# Mistypes in a study text book



## jbionic2010

Two possessive affixes in a row look a bit odd. Shouldn't <si> be omitted?


----------



## jazyk

When there is a compound noun in Turkish, the second commonly adds - si. Arka çantası is a top case, literally a bag at the back, and arka çantasım is my top case, with the suffix - m referring to the first person singular. Another example would be a church yard, kilise bahçesi, so my church yard would be kilise bahçesim.


----------



## spiraxo

arka sırt çantası = backpack
sırt çantasım çantam
kilise bahçesim bahçem

This may help.
_Constraints on morpheme repetition in Turkish?_
_Geoffrey Haig_


----------



## jazyk

Nobody talked about sırt çantası.

But thanks for the info!


----------



## jbionic2010

So, I guess, I should take the answer of *spiraxo* as of native speaker.


----------



## jazyk

By all means!


----------



## ElifTR

Yes, there is a typo in that example. But, before anything else, we do not call it 'arka çantası", this use is totally incorrect. I assume that it is' the backpack' what they tried to say in the example. It must be 'sırt çantası'. Another mistake made in the example is the use of wrong affix for indicating the person. So, the word underlined is actually formed with the affixes indicating both the 3rd person singular and the 1st person singular. This use is incorrect.

Q: Şu sırt çantası senin mi? - Correct
A: O benim sırt çantasımdır. - Incorrect

The affix '-sı' that is made for making compound nouns is dropped when an affix that indicates person is added. So, the affix '-sı' in the example 'benim sırt çantasımdır' is unnecessary and have to be omitted. 

Çanta-sı-m-dır >>> Here, the suffix '-sı' indicates the 3rd person singular, and the suffix '-m' indicates the 1st person singular. 

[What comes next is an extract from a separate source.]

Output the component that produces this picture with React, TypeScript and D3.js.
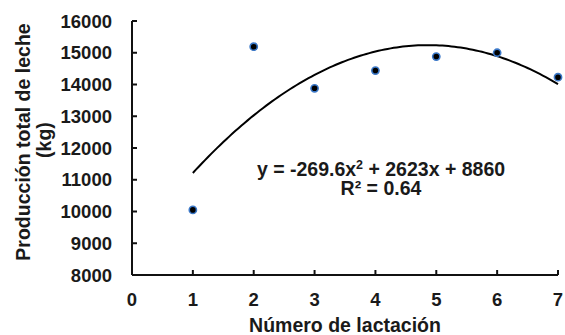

O bir sırt çantasıdır. >> It is a backpack. [-sı for making compound nouns]

->Omit the affix in the compound noun and add the affix indicating the person.<-

O benim sırt çanta-m-dır. >> It is my backpack. 

O onun sırt çanta-sı-dır. >> It is his/her backpack. [-sı indicating the 3rd person singular]

I hope that will help.


----------



## Cahittinsan

[QUOTE = "jbionic2010, yayın: 18408481, üye: 687010"]
Arka arkaya iki iyelik eki biraz tuhaf görünüyor. Atlanmamalı mı?
[/ ALINTI]
It must be sırt çantam. .


----------